A seller shall maintain a bond of one hundred thousand dollars issued by a surety company duly
authorized to do business in this state. The bond shall be filed with the state treasurer. No control or
beneficiary interest may be held by the seller in the surety or by the surety company in the seller.
B.
The bond required by subsection A of this section shall be in favor of this state to be held in trust by
the state treasurer for the benefit of any consumer who suffers financial damage as a result of a violation of
this article or an unlawful practice pursuant to section 44-1522.
C.
A consumer who makes a claim against the bond may maintain an action against the seller and the surety,
except that the surety is liable only for any monies paid by the consumer to the seller or solicitor, plus
reasonable attorney fees. The surety bond may be sued upon in successive actions until the full amount is
exhausted. A consumer may not commence suit on the bond more than four years after the act or omission on
which the suit is based. Subject to the limitations in this article, a surety is liable for damages for an act
or omission during the time the bond is in effect.
D.
The aggregate liability of the surety to all consumers for all breaches of the conditions of the bond
provided in this section shall not exceed the amount of the bond.
E.
A surety for any cause may cancel the bond by giving sixty days' written notice by certified mail of the
cancellation to the state treasurer, the attorney general and the seller.

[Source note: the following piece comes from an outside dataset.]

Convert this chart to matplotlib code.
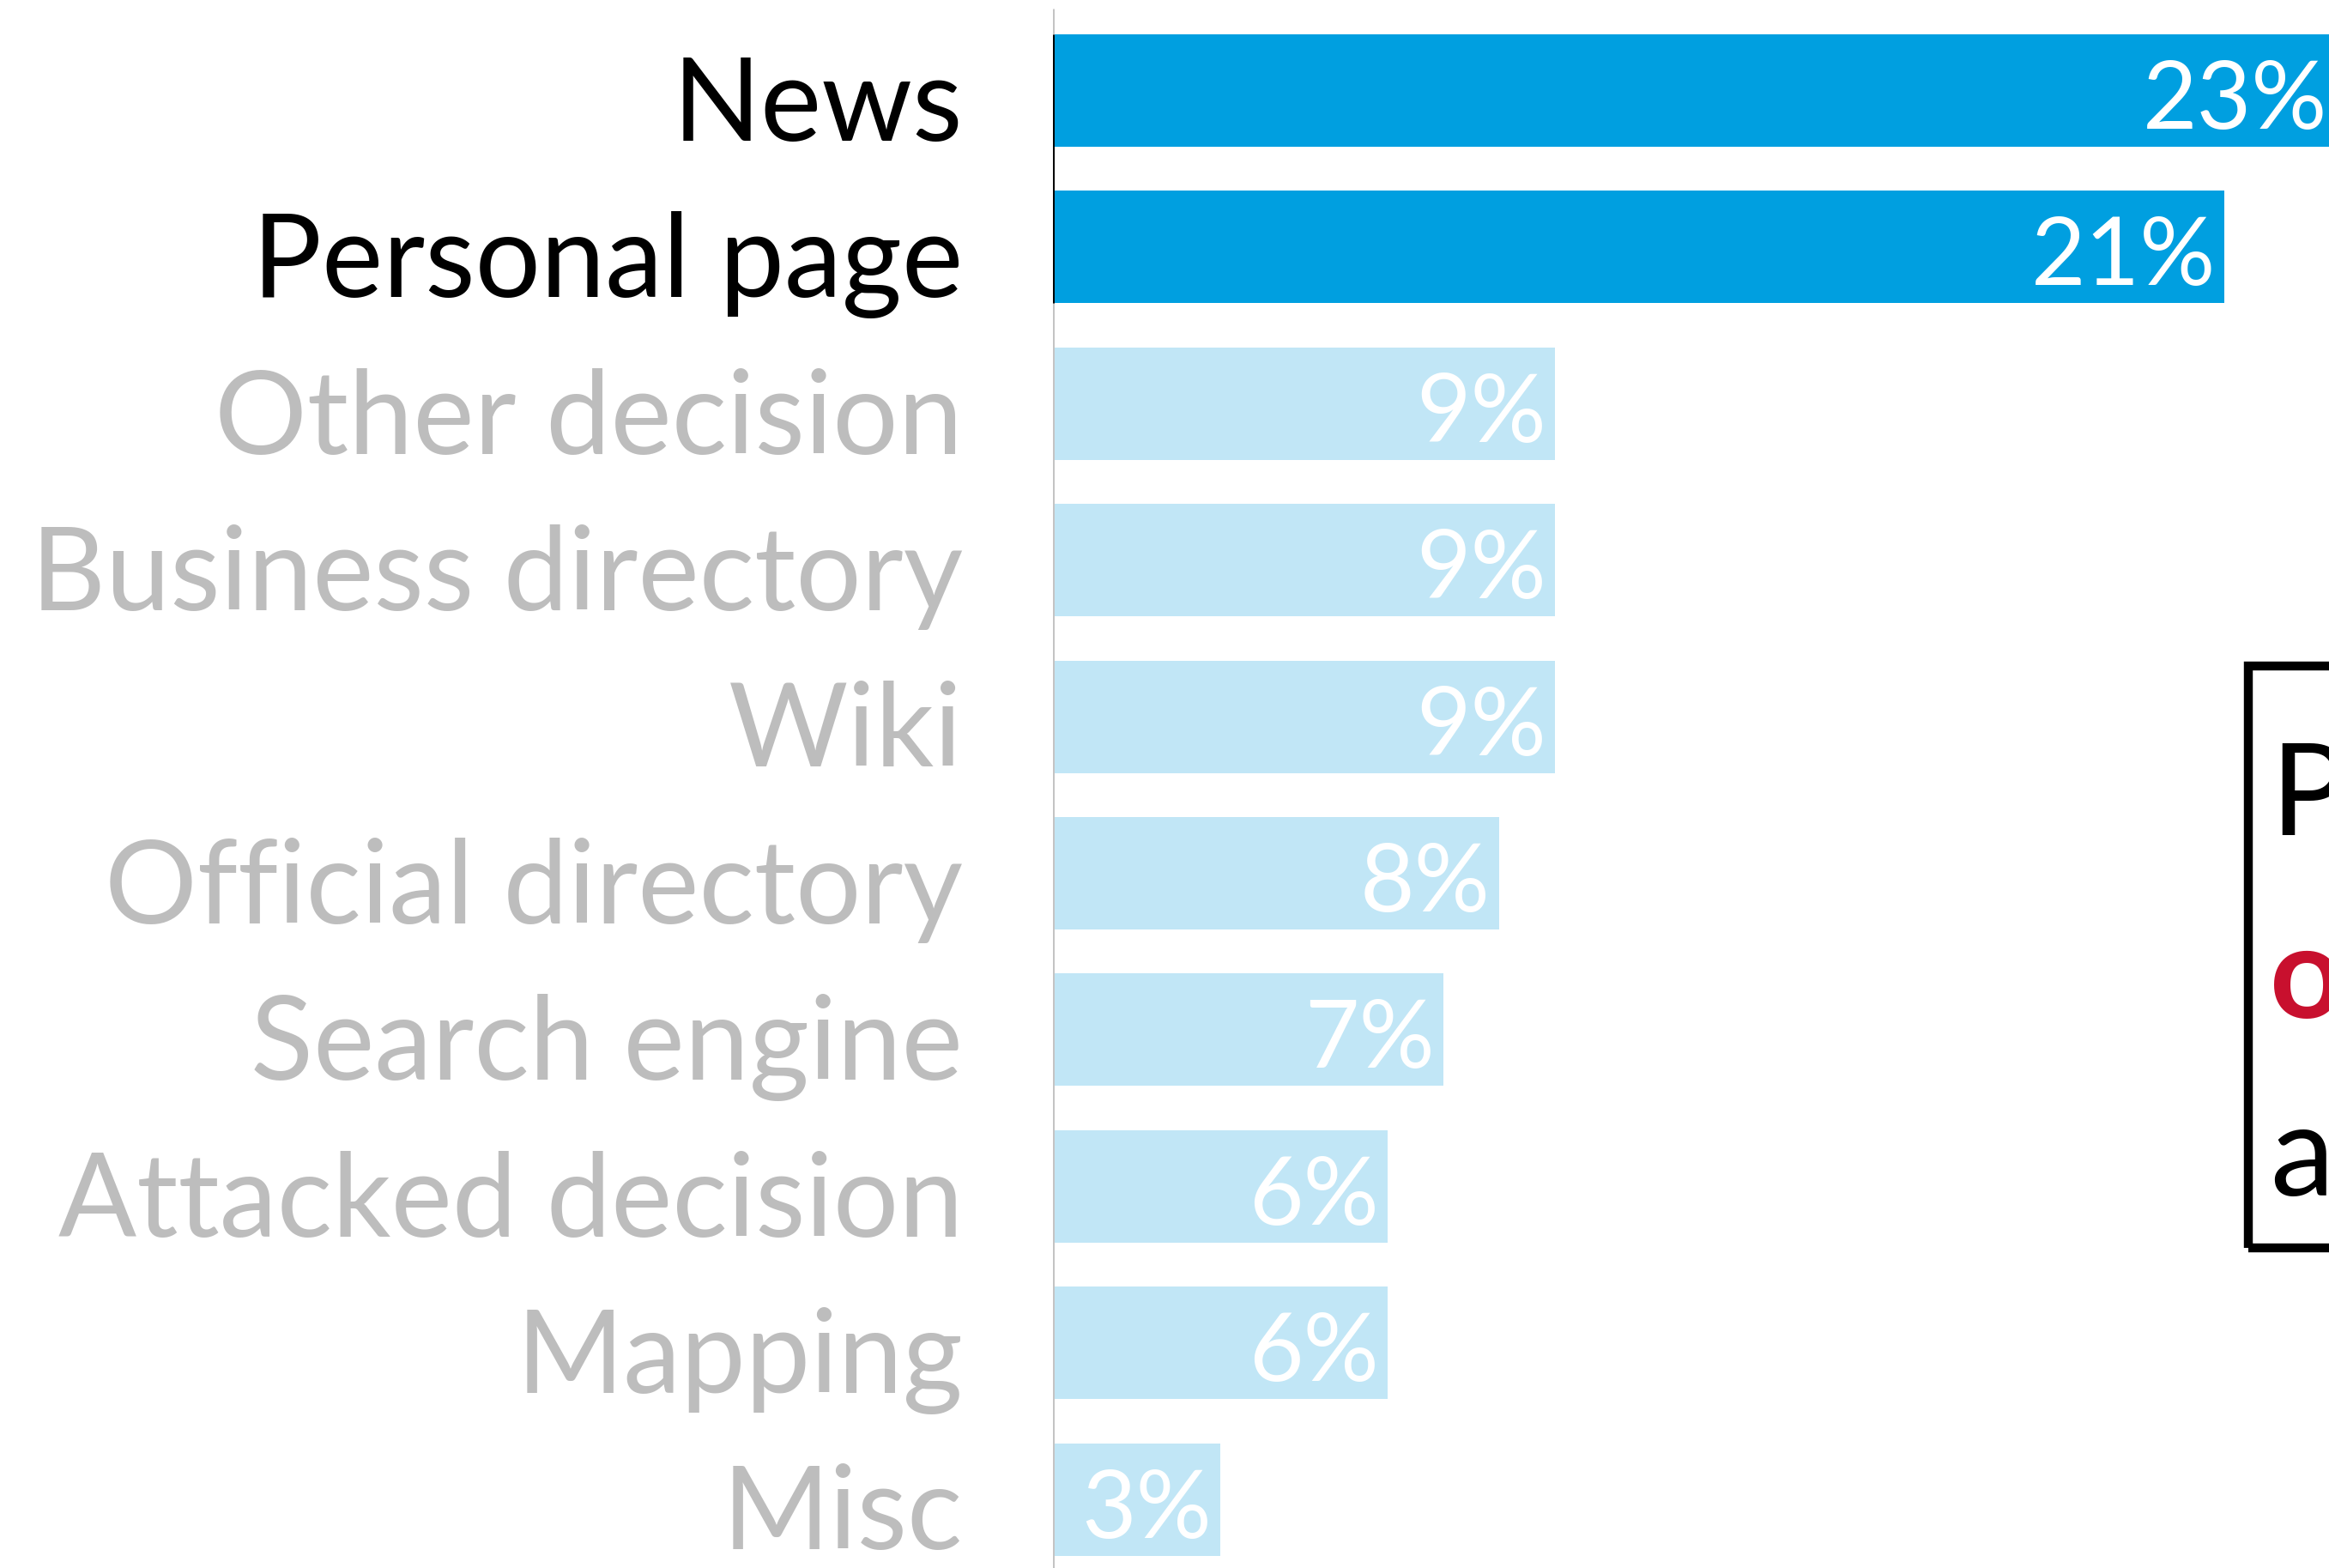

On or before the effective date of
the cancellation of the bond, the seller shall either obtain a new bond which meets the requirements of this
section and file a copy of the new bond with the state treasurer or make a cash deposit.
F.
In lieu of furnishing the surety bond as required by this section, the seller may deposit with the state
treasurer a cash deposit in the required amount.
G.
The state treasurer shall maintain cash deposited pursuant to this section in an interest bearing trust
account on behalf of the depositor. Deposits plus accrued interest may be withdrawn, if there are no
outstanding claims against them, four years after the seller ceases to do business in this state. Deposits may
be withdrawn four years after the filing of a surety bond as a replacement to the cash deposit.